Ingves: The Riksbank shall play an active part on the payment market
“The payment market has transformed rapidly in recent years and we will see even more changes in the period ahead.” These were the words of Stefan Ingves in his annual speech to the Swedish Economics Association at the Stockholm School of Economics today. We can make instant transfers by Swish and increasing numbers of people want to be able to utilise rapid payments of this kind. Increasingly often, cash has to step back for payments with cards or Swish. If cash disappears completely, the general public will no longer have access to central bank money – money guaranteed by the central government.
Date: 04/06/2018 12:15
Speaker: Governor Stefan Ingves
Place: The Stockholm School of Economics
Demand for payments in real time
In Sweden, the Riksbank has a very important task, namely to ensure that payments in Swedish kronor also function safely and efficiently in the future. When technological innovations, changing payment habits and European integration of technological systems cause the market to change, the Riksbank must adjust to developments, Mr Ingves continued.
Among other things, we are planning to modernise our settlement services. As payments in real time are being demanded increasingly often, I think we should also extend the opening hours of RIX and ensure that our systems are constructed so that we can offer the possibility of settling payments in central bank money in real time, he said. This is necessary to ensure the market does not start to use alternative, less efficient solutions. "I think it is important that central government – in the form of the central bank – also plays an active role on the payment market in the future", Mr Ingves pointed out.

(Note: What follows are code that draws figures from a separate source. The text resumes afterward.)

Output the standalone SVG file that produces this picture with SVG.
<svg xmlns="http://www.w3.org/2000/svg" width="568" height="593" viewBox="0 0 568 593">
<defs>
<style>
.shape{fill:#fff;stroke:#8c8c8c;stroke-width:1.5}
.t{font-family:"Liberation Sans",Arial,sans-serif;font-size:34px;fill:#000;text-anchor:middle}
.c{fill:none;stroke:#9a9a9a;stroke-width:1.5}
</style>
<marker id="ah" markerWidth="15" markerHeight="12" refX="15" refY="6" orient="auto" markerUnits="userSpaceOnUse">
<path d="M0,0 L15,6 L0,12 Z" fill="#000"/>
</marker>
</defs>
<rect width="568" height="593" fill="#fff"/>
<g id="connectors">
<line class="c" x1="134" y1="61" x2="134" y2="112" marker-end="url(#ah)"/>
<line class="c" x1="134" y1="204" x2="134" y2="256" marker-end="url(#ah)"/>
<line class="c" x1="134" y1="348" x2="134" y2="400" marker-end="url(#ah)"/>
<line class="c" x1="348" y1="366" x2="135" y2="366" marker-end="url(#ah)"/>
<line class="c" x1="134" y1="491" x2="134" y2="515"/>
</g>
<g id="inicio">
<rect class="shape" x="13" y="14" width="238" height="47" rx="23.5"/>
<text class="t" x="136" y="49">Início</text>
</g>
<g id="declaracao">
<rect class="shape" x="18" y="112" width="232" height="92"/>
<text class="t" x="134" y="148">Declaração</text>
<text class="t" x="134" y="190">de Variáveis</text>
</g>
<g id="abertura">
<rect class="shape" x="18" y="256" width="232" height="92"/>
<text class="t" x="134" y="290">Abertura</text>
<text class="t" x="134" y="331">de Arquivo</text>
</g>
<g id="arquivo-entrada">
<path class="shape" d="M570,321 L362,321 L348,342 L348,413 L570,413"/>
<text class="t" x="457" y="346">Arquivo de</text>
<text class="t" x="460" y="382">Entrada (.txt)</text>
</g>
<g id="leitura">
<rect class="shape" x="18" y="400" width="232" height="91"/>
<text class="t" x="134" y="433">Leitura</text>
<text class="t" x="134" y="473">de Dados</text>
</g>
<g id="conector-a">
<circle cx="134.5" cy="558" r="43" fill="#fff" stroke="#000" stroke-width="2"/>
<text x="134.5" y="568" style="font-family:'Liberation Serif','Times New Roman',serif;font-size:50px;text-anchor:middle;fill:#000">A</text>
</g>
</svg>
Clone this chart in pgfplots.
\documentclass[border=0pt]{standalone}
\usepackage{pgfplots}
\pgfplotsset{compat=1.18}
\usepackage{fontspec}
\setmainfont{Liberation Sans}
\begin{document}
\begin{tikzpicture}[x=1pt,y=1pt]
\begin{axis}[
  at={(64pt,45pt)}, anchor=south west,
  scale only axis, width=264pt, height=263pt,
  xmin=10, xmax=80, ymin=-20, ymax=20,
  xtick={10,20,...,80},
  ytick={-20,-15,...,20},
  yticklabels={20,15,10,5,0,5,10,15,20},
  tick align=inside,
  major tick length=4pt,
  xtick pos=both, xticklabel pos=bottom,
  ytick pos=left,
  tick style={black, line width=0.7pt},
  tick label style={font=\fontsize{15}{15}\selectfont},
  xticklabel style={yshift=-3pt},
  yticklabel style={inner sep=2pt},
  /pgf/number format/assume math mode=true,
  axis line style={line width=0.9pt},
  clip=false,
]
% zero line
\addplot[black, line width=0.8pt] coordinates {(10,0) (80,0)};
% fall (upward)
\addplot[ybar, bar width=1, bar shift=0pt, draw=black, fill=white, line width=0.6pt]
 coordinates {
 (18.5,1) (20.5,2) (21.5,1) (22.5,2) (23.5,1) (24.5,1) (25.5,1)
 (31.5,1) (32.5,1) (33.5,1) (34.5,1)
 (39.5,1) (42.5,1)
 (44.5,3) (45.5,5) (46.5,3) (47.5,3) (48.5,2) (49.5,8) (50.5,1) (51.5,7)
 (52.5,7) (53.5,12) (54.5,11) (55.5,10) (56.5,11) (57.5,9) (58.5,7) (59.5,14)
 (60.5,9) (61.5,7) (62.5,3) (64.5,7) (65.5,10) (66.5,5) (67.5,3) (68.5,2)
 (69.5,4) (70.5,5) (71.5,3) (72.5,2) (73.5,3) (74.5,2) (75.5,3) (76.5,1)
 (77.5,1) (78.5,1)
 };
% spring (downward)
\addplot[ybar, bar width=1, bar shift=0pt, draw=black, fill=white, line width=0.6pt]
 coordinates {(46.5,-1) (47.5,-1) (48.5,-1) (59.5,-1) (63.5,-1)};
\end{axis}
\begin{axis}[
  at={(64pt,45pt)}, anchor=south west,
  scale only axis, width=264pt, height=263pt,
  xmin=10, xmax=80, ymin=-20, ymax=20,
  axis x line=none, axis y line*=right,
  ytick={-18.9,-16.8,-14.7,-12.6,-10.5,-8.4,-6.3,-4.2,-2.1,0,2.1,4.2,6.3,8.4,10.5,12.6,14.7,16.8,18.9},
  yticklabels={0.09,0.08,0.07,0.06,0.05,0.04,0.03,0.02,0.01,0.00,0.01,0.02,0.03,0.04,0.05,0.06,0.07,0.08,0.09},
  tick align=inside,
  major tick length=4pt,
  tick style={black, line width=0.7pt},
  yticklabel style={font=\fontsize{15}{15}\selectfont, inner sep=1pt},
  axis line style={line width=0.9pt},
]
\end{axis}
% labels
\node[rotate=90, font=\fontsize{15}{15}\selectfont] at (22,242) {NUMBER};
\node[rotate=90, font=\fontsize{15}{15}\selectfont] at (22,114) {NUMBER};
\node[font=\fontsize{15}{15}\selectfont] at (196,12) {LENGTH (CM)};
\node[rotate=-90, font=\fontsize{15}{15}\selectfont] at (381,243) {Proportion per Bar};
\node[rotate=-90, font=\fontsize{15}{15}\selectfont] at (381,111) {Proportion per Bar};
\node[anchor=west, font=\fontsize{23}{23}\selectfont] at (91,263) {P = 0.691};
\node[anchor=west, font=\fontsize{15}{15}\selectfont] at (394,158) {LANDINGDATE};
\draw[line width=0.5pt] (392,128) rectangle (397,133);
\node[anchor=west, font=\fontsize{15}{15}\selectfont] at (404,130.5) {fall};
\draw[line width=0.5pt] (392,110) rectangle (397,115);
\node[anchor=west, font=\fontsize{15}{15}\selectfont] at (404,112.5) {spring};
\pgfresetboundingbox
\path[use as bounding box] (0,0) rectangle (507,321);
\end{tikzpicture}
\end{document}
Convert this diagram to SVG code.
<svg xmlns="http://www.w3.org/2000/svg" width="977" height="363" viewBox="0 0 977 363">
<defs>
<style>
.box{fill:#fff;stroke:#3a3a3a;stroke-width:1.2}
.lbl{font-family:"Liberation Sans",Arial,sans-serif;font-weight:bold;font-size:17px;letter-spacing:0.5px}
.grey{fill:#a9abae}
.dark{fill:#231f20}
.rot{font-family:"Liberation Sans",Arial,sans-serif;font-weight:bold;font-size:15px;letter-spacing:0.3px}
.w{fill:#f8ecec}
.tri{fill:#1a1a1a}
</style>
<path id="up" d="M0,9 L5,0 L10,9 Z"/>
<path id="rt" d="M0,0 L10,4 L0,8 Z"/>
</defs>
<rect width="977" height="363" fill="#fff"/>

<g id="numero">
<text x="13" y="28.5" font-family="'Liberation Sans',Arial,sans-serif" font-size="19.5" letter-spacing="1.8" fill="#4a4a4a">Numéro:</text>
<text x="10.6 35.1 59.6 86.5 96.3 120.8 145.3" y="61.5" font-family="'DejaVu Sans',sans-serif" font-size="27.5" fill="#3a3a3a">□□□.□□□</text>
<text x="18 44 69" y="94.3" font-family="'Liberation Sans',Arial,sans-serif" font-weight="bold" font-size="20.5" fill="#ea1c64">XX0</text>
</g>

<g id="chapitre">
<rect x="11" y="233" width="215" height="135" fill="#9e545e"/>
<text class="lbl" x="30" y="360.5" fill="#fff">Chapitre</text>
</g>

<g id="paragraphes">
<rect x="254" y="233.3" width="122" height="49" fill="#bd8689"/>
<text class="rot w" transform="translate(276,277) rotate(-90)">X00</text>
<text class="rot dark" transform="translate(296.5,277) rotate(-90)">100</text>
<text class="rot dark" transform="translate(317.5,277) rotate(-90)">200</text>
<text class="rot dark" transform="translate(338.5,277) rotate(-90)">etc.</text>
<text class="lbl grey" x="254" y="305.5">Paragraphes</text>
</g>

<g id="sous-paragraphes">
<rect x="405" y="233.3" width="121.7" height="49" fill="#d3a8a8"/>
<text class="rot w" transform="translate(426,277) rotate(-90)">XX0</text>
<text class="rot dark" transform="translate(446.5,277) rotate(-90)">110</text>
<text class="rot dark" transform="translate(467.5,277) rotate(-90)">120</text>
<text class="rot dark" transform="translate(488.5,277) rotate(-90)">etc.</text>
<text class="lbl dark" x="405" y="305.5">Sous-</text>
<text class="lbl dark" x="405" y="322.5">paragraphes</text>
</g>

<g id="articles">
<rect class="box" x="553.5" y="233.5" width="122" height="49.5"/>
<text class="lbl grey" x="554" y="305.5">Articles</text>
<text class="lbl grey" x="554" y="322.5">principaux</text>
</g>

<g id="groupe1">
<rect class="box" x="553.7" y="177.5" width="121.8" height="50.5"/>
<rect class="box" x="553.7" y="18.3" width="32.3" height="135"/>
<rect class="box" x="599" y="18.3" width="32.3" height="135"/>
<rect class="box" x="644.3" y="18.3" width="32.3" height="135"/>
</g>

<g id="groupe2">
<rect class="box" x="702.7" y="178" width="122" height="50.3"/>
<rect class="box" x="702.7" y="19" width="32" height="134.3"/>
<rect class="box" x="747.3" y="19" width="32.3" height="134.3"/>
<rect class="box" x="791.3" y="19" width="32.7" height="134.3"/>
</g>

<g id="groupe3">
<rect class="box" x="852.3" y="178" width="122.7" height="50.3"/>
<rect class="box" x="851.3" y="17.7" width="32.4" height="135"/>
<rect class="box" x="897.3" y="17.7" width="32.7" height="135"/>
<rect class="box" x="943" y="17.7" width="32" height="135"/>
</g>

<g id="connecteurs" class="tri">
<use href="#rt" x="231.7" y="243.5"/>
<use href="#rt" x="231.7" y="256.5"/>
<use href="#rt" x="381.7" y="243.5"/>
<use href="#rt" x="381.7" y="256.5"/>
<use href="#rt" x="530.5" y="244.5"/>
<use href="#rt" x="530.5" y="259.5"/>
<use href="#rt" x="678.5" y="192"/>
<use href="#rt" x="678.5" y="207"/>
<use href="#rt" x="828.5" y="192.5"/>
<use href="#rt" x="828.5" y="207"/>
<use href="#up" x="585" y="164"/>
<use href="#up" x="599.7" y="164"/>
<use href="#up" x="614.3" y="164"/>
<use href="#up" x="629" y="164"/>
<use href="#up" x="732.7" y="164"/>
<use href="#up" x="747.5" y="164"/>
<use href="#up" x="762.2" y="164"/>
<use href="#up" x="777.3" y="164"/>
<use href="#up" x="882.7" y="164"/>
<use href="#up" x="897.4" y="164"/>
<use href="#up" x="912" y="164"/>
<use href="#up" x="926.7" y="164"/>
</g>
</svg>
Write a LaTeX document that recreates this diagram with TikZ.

Cash could be complemented by an e-krona
A little over 350 years ago, Stockholms Banco, which later became the Riksbank, became the first issuer of modern paper banknotes because people wished to avoid having to carry heavy copper coins around. We are now facing a situation in which cash is disappearing at a rapid rate. This makes it natural to ask whether central banks should offer the general public a secure electronic alternative that could work in approximately the same way as cash. It is for this reason and others that we, at the Riksbank, have opened an analysis of the possibilities for issuing a so-called e-krona.
"Perhaps we will be among the first in the world to launch a new kind of central bank money, a kind adapted to today's digital society and the needs that exist there", noted Mr Ingves.